As with other popular activity-based remotes, the Xsight’s programming wizards try hard to be simple, but in doing so discard any semblance of efficiency.

First, the remote must always be connected to your computer when you log into the RC-EZ website – even if all you want to do is tweak a few buttons on the site’s archived copy of your configuration. Second, the site is generally slow to perform actions, even during off-hours – expect 3 to 8 second pauses between page loads, and longer while doing more involved tasks such as saving devices, searching through model numbers or assembling macros.

Third, with a strict structure and very methodical steps, you’ll find yourself performing the same operations over and over again, when it would have been more efficient to group similar items together into a batch process. At worst these kinds of wizards should be foolproof, meaning that while slow they should guarantee the correct results with a minimum of fuss. Unfortunately the Xsight’s wizards tend to be separate and disjointed. Activities and favorite channel user profiles are not automatically created as part of the initial setup wizard, and users will find themselves performing tasks on-remote that could very well have been completed quicker and more intuitively with a computer.
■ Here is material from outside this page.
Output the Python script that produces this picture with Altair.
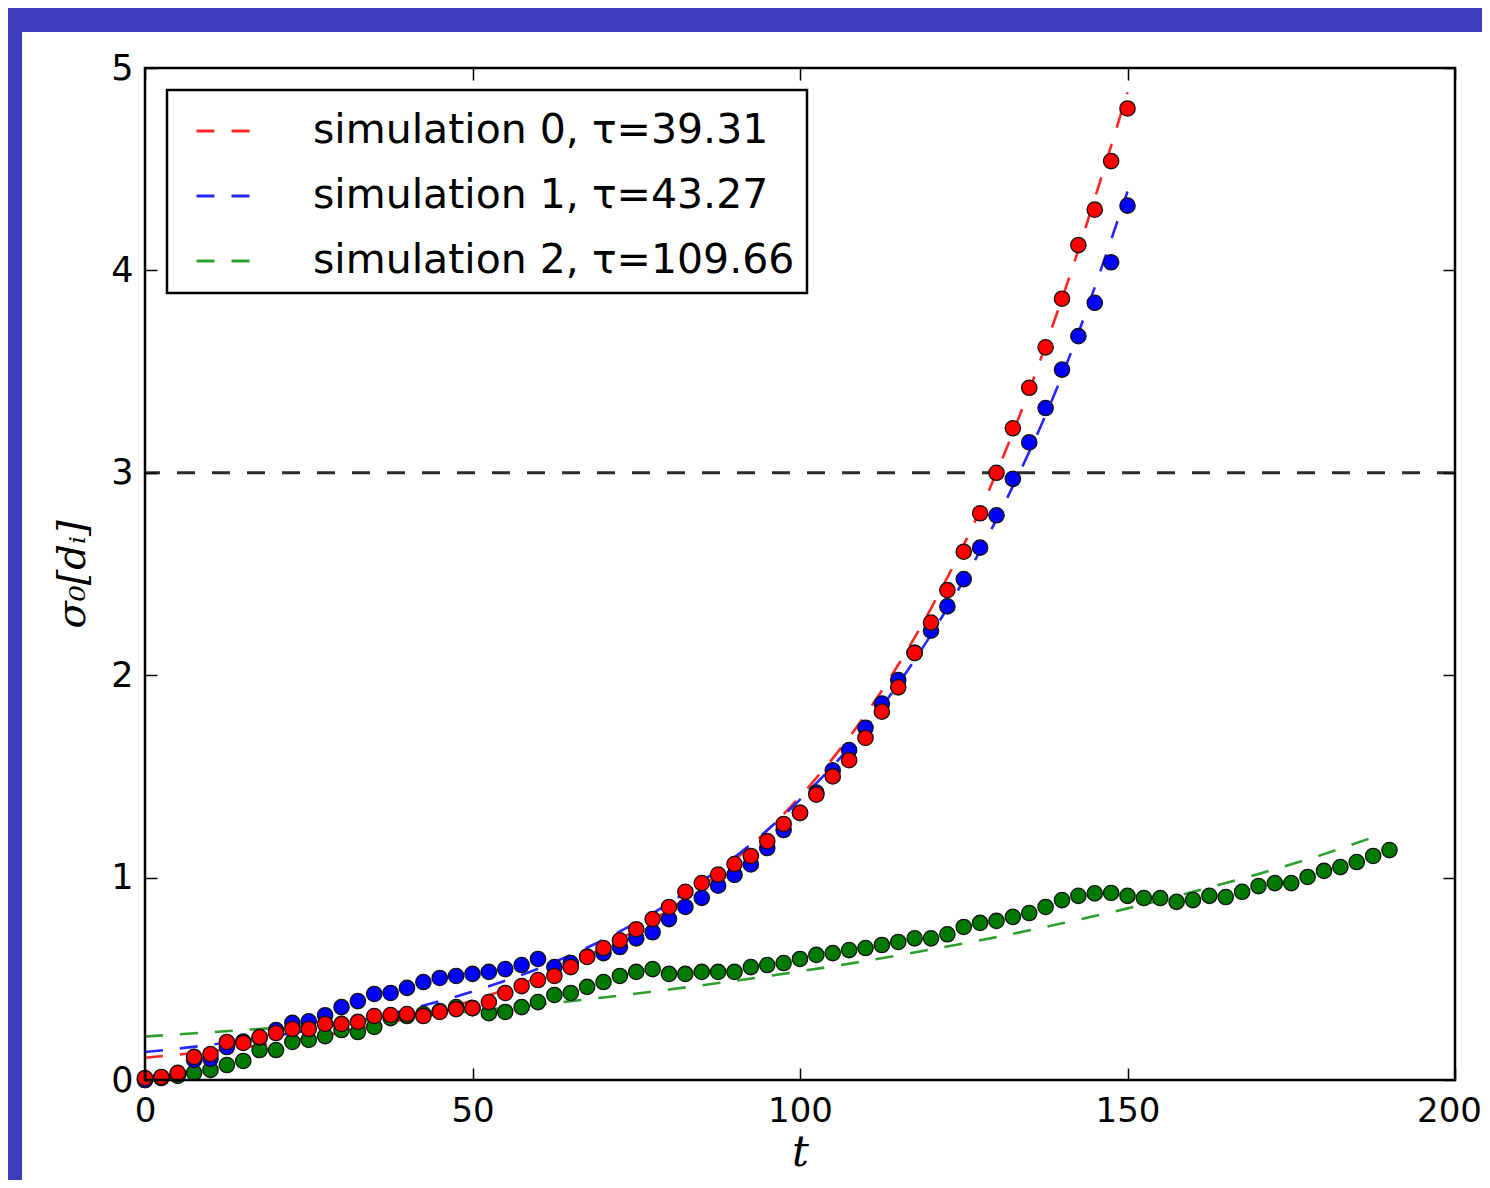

Fourth, the wizard can sometimes be quirky – for example if it determines that a model number has several possible code matches, selecting the model and pressing “Next” immediately brings up a giant warning message asking if you’re sure you want to overwrite the remote’s configuration, without any other information. Wait, what? Why is it doing that? Later, while uploading results from a learning session, similar unexpected warning messages express caution about overwriting the configuration on the website, when the wizard should already know that this is the default and expected behavior. Even the interface’s “Yes” and “No” buttons keep swapping which side they’re on.

Finally a general caution: remember that if a manufacturer of a remote that relies on Internet programming stops servicing the product, either by choice or otherwise, that remote will not be configurable. If you feel that something like that can’t happen, just ask former owners of Evolve Communications or tvCompass remotes. Fortunately the Xsight does have a basic level of programming that can be performed standalone to mitigate the risk.

Marketing Gone Wild
At this time I’m going to ask you to return to the first page of the review, where I list a number of sentences that Acoustic Research used to describe the Xsight series at the bottom. I’ll wait here.

Back? Good. Now you’ll be able to better understand why after writing this review, the overwhelming emotion that I feel is… disappointment. Does that mean that the Xsight is a bad remote control? No, it’s just not the eighth wonder of the world as implied. Acoustic Research have done themselves a disservice by promising that the Xsight will deliver far more than it could ever be capable of.